Sgt. Nate Spiering joined the K-9 unit after the Lesser incident, but said it “looked horrible,” even if it was deemed within policy by department leadership. In training sessions, the department now looks at ways that situation could have been avoided, according to Spiering.

“That’s not necessarily an incident that we hold up as standing completely behind,” Spiering said. “It doesn’t mean that it was found to be wrong, but it means that this unit does it better, period.”

Officer Paul Gorman, a longtime handler with the department, put it more bluntly.

“There’s a big difference between best-case practice and what’s acceptable based on the articulation of the policy. … None of us are saying ‘That’s the standard, let’s do it that way,’” Gorman said.

Spiering characterized deployment of a police dog not as a use of deadly force, but as a way to prevent it.

The department would be willing to have a conversation about canine policy, Spiering said, but he argued that recategorizing the use of canines as deadly use of force is misguided. Officers would essentially never use them, he said, because each deployment could result in a bite – which would now be out of policy unless deadly force is warranted.

“By saying ‘deadly force,’ you take away all that de-escalation option that we have,” Spiering said. “Now, no other tool that we have fits the bill. That wording is detrimental to the safety of the community.”

He defended the utility of police dogs in nondeadly force situations as a way to apprehend suspects who still pose a threat, but can’t be taken into custody in any other way. One example Spiering offered was of an armed suspect still barricaded in a Spokane home after an hourslong standoff with a SWAT team, even though officers had attempted every other tactic to flush him out.
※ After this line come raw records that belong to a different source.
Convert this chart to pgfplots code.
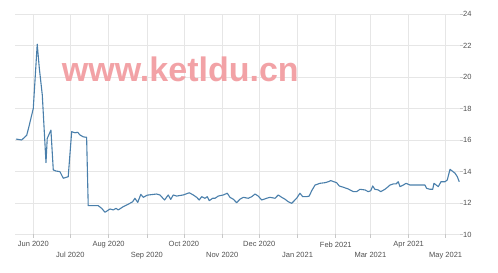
\documentclass[border=0pt]{standalone}
\usepackage{fontspec}
\setmainfont{Liberation Sans}
\usepackage{pgfplots}
\pgfplotsset{compat=1.18}
\definecolor{linec}{HTML}{4A7FAB}
\definecolor{gridc}{HTML}{E6E6E6}
\definecolor{labc}{HTML}{505050}
\definecolor{wm}{HTML}{F2A2A6}
\begin{document}
\begin{tikzpicture}[x=1pt,y=1pt]
\path[use as bounding box] (0,0) rectangle (498,273);
\begin{axis}[
  at={(15pt,38.5pt)}, anchor=south west,
  scale only axis, width=445pt, height=220.5pt,
  xmin=-14.8, xmax=345.6, ymin=10, ymax=24,
  ytick={10,12,...,24},
  xtick={0,61,122,183,245,304},
  xticklabels={Jun 2020,Aug 2020,Oct 2020,Dec 2020,Feb 2021,Apr 2021},
  extra x ticks={30,92,153,214,273,334},
  extra x tick labels={Jul 2020,Sep 2020,Nov 2020,Jan 2021,Mar 2021,May 2021},
  extra x tick style={grid=major, tick label style={yshift=-10.7pt}},
  grid=major,
  major grid style={gridc, line width=0.6pt},
  axis line style={draw=none},
  tick align=outside,
  xtick pos=bottom,
  ytick pos=right,
  yticklabel pos=right,
  major tick length=3pt,
  every tick/.style={gridc!70!gray, line width=0.6pt},
  x tick label style={font=\fontsize{7.5}{8}\selectfont, text=labc, inner sep=0pt, anchor=north, yshift=-4pt},
  y tick label style={font=\fontsize{7.5}{8}\selectfont, text=labc, inner sep=0pt, anchor=west, xshift=0pt},
  /pgf/number format/assume math mode=true,
  clip=false,
]
\addplot[color=linec, line width=1.1pt, line join=round] coordinates {
(-14.0,16.06) (-9.4,16.0) (-5.3,16.3) (-3.2,16.95) (0,18.0) (3.2,22.08) (4.9,20.55) (7.3,18.86)
(10.3,14.56) (11.3,16.1) (14.3,16.63) (16.2,14.1) (18.4,14.03) (21.6,13.99) (24.3,13.57) (28.3,13.67)
(31.1,16.53) (33.8,16.46) (36,16.49) (37.8,16.32) (40.5,16.2) (43.2,16.17) (44.5,11.83) (50,11.83)
(52.6,11.83) (55.4,11.66) (58.1,11.41) (62.1,11.62) (64.8,11.56) (67,11.66) (68.8,11.56) (72.9,11.77)
(76.9,11.92) (80.5,12.08) (82.3,12.3) (84.6,12.04) (87.1,12.55) (89.1,12.36) (92.3,12.5) (99.9,12.57)
(102.6,12.51) (106.3,12.19) (109.3,12.51) (111.3,12.23) (113.4,12.51) (116.1,12.44) (121.5,12.51)
(126.3,12.65) (129.6,12.51) (132.3,12.36) (134.4,12.19) (136.4,12.4) (139.1,12.3) (140.9,12.4)
(142.5,12.15) (145.3,12.3) (147.2,12.3) (149.8,12.44) (153.9,12.51) (157.1,12.62) (159.3,12.36)
(162,12.24) (164.7,12.02) (167.4,12.24) (170.1,12.36) (174.1,12.3) (176.9,12.4) (179.6,12.57)
(182.2,12.44) (185,12.19) (189,12.3) (191.7,12.36) (195.8,12.3) (198.4,12.51) (201.2,12.36)
(203.9,12.24) (206.5,12.08) (209.3,11.98) (213.3,12.3) (216,12.62) (218.2,12.4) (221.4,12.4)
(223.5,12.44) (225.5,12.78) (228.2,13.14) (232.2,13.25) (236.3,13.29) (238.9,13.35) (240.9,13.42)
(243.5,13.35) (245.7,13.29) (247.8,13.08) (251.1,13.0) (255.1,12.89) (259.2,12.72) (261.9,12.72)
(264.6,12.87) (268.6,12.83) (271.3,12.72) (273.3,12.78) (274.9,13.08) (276.7,12.87) (279.4,12.83)
(281.4,12.72) (284.8,12.87) (287.5,13.04) (288.9,13.14) (291.6,13.21) (293.8,13.21) (295.6,13.35)
(297,13.04) (299.7,13.14) (301.9,13.25) (305.1,13.14) (309.1,13.14) (313.2,13.14) (317.2,13.14)
(318.6,12.93) (321.3,12.87) (323.5,12.87) (324.5,13.25) (328,13.04) (330.2,13.35) (333.4,13.35)
(335.3,13.46) (337.5,14.14) (341.6,13.89) (343.4,13.67) (345,13.35)
};
\end{axis}
\node[anchor=base west, inner sep=0pt, text=wm, font=\fontsize{34}{34}\selectfont\bfseries] at (61.7,191) {www.ketldu.cn};
\end{tikzpicture}
\end{document}
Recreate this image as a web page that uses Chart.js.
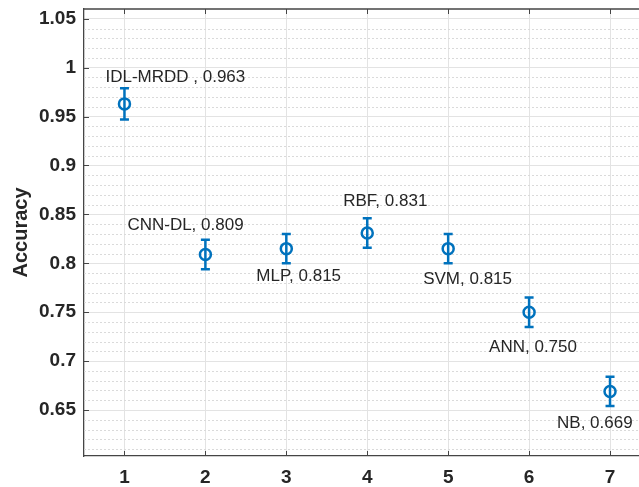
<!DOCTYPE html>
<html>
<head>
<meta charset="utf-8">
<script src="https://cdn.jsdelivr.net/npm/chart.js@4/dist/chart.umd.min.js"></script>
<style>
html,body{margin:0;padding:0;background:#fff;}
canvas{display:block;}
</style>
</head>
<body>
<canvas id="c" width="639" height="487"></canvas>
<script>
// ---- data ----
const categories = [1, 2, 3, 4, 5, 6, 7];
const methods = ["IDL-MRDD", "CNN-DL", "MLP", "RBF", "SVM", "ANN", "NB"];
const accuracy = [0.963, 0.809, 0.815, 0.831, 0.815, 0.750, 0.669];
const errors = [0.016, 0.015, 0.015, 0.015, 0.015, 0.015, 0.015];
const labelTexts = ["IDL-MRDD , 0.963", "CNN-DL, 0.809", "MLP, 0.815", "RBF, 0.831", "SVM, 0.815", "ANN, 0.750", "NB, 0.669"];
const yTickLabels = ["0.65", "0.7", "0.75", "0.8", "0.85", "0.9", "0.95", "1", "1.05"];
const xTickLabels = ["1", "2", "3", "4", "5", "6", "7"];

// ---- label placement (pixel offsets from each point) ----
const labelOffsets = [[-19,-27],[-78,-29],[-30,28],[-24,-32],[-25,31],[-40,35],[-53,32]];

const BLUE = '#0072BD';
const AXIS = '#454545';
const TXT = '#262626';

const decor = {
  id: 'decor',
  beforeDatasetsDraw(chart) {
    const {ctx, chartArea: a, scales: {x, y}} = chart;
    ctx.save();
    // minor dotted grid
    ctx.strokeStyle = '#dadada';
    ctx.lineWidth = 1;
    ctx.setLineDash([2, 2]);
    for (let k = 61; k <= 105; k++) {
      if (k % 5 === 0) continue;
      const py = Math.round(y.getPixelForValue(k / 100)) + 0.5;
      ctx.beginPath(); ctx.moveTo(a.left, py); ctx.lineTo(a.right, py); ctx.stroke();
    }
    ctx.setLineDash([]);
    // error bars
    ctx.strokeStyle = BLUE;
    ctx.lineWidth = 2.5;
    categories.forEach((c, i) => {
      const px = x.getPixelForValue(c);
      const top = y.getPixelForValue(accuracy[i] + errors[i]);
      const bot = y.getPixelForValue(accuracy[i] - errors[i]);
      ctx.beginPath();
      ctx.moveTo(px, top); ctx.lineTo(px, bot);
      ctx.moveTo(px - 4.5, top); ctx.lineTo(px + 4.5, top);
      ctx.moveTo(px - 4.5, bot); ctx.lineTo(px + 4.5, bot);
      ctx.stroke();
    });
    ctx.restore();
  },
  afterDatasetsDraw(chart) {
    const {ctx, chartArea: a, scales: {x, y}} = chart;
    ctx.save();
    // top border
    ctx.strokeStyle = AXIS;
    ctx.lineWidth = 1.3;
    ctx.beginPath(); ctx.moveTo(a.left, a.top); ctx.lineTo(a.right, a.top); ctx.stroke();
    // inward ticks
    ctx.lineWidth = 1;
    categories.forEach(c => {
      const px = Math.round(x.getPixelForValue(c)) + 0.5;
      ctx.beginPath();
      ctx.moveTo(px, a.top); ctx.lineTo(px, a.top + 5);
      ctx.moveTo(px, a.bottom); ctx.lineTo(px, a.bottom - 5);
      ctx.stroke();
    });
    y.ticks.forEach(t => {
      const py = Math.round(y.getPixelForValue(t.value)) + 0.5;
      ctx.beginPath(); ctx.moveTo(a.left, py); ctx.lineTo(a.left + 5, py); ctx.stroke();
    });
    // annotations
    ctx.fillStyle = TXT;
    ctx.font = '17px "Liberation Sans", Arial, sans-serif';
    ctx.textAlign = 'left';
    ctx.textBaseline = 'middle';
    categories.forEach((c, i) => {
      const px = x.getPixelForValue(c);
      const py = y.getPixelForValue(accuracy[i]);
      ctx.fillText(labelTexts[i], px + labelOffsets[i][0], py + labelOffsets[i][1]);
    });
    ctx.restore();
  }
};

function zeroPad(s) { s.paddingTop = 0; s.paddingBottom = 0; s.paddingLeft = 0; s.paddingRight = 0; }

new Chart(document.getElementById('c'), {
  type: 'scatter',
  data: {
    datasets: [{
      data: categories.map((c, i) => ({x: c, y: accuracy[i]})),
      pointStyle: 'circle',
      pointRadius: 5.5,
      pointBorderWidth: 2.5,
      pointBorderColor: BLUE,
      pointBackgroundColor: 'rgba(0,0,0,0)',
      showLine: false,
      clip: false
    }]
  },
  plugins: [decor],
  options: {
    responsive: false,
    animation: false,
    devicePixelRatio: 1,
    layout: {autoPadding: false, padding: {top: 9, left: 0, right: 0, bottom: 0}},
    plugins: {legend: {display: false}, tooltip: {enabled: false}},
    scales: {
      x: {
        type: 'linear',
        min: 0.5, max: 7.358,
        afterFit(s) { s.height = 31; zeroPad(s); },
        ticks: {
          stepSize: 1, includeBounds: false, padding: 10,
          color: TXT,
          font: {family: '"Liberation Sans", Arial, sans-serif', size: 19, weight: 'bold'},
          callback: (v) => { const i = categories.indexOf(v); return i >= 0 ? xTickLabels[i] : ''; }
        },
        grid: {color: '#e3e3e3', lineWidth: 1, drawTicks: false},
        border: {display: true, color: AXIS, width: 1.3}
      },
      y: {
        type: 'linear',
        min: 0.603, max: 1.06,
        afterFit(s) { s.width = 84; zeroPad(s); },
        ticks: {
          stepSize: 0.05, includeBounds: false, padding: 8,
          color: TXT,
          font: {family: '"Liberation Sans", Arial, sans-serif', size: 19, weight: 'bold'},
          callback: (v) => { const s = String(Number(v.toFixed(2))); return yTickLabels.includes(s) ? s : ''; }
        },
        grid: {color: '#e3e3e3', lineWidth: 1, drawTicks: false},
        border: {display: true, color: AXIS, width: 1.3},
        title: {
          display: true, text: 'Accuracy', color: TXT,
          font: {family: '"Liberation Sans", Arial, sans-serif', size: 20, weight: 'bold', lineHeight: 1},
          padding: {top: 11, bottom: 0}
        }
      }
    }
  }
});
</script>
</body>
</html>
Another was of a man armed with a knife hiding in a small attic, where only a dog could mitigate the threat he posed.

A canine is also the only tool of force that can’t be stolen and can’t be used against officers, Spiering said.

Even the threat of a dog, Spiering argued, can de-escalate a situation and prevent the need to use lethal force.

“If it’s going to have to be deadly force, but I have a tool that gets me to something else, then that is successfully de-escalating from one level to another,” Spiering said.

Beggs bristled at the characterization of a dog bite as de-escalation.

“They have came up with a crazy definition of de-escalation, which is ‘overwhelming force is de-escalation,’” Beggs said. “Does it subdue someone to use overwhelming force? Yes. But don’t use ‘de-escalation.’”

Beggs noted that he has not called for an outright ban of the tactic, and that by its own numbers, the department rarely relies on a dog’s bite to gain control of a suspect.